De pragmatische generatie betreft veelal de kinderen van de protestgeneratie. Zij kregen gelijke kansen, ruime mogelijkheden, vrijheid en keuzes, en veel stimulans van hun ouders. Belangrijk zijn: ‘je eigen ding doen’ en ‘vooral jezelf zijn’. Zelfontplooiing staat als levensmotto centraal: werk is belangrijk, maar levensgeluk nog belangrijker. Ook wel: patatgeneratie: bij het uitblijven van stimulans of disciplinaire dwang vervallen kinderen vaak in passiviteit. Ouders staan minder ‘boven’ hun kinderen, maar meer ‘ernaast’. Op latere leeftijd stelt deze generatie fundamentele keuzes uit zoals ten aanzien van moederschap en beroepskeuze.

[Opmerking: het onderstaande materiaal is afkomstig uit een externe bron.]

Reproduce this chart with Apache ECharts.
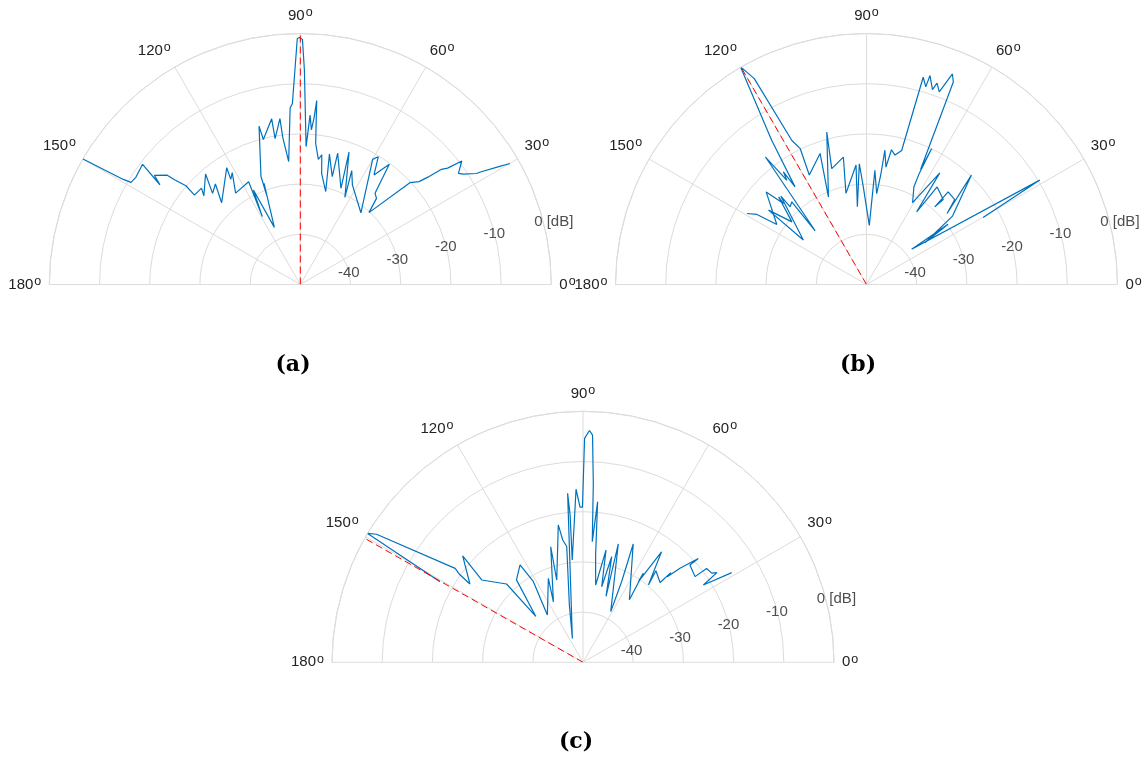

In organisaties is de pragmatische generatie vooral gericht op het versnellen van leer- en besluitvormingsprocessen, het bouwen van (kennis)netwerken en het informaliseren. Tot 2010 voelt deze generatie zich in veel bedrijven nogal geremd door de oudere generaties. Als nieuwe generatie medioren – nog jong maar met al enige ervaring – lijken ze nu te willen doorpakken, ze zijn de trage besluitvorming en het trage leren zat. Van jongs af aan leeft de pragmatische generatie in een wereld waarin voortdurend gekozen moet worden om zich met de wereld en zichzelf te verhouden.
Werkwoord is kiezen en zo staat zij dan ook in de wereld.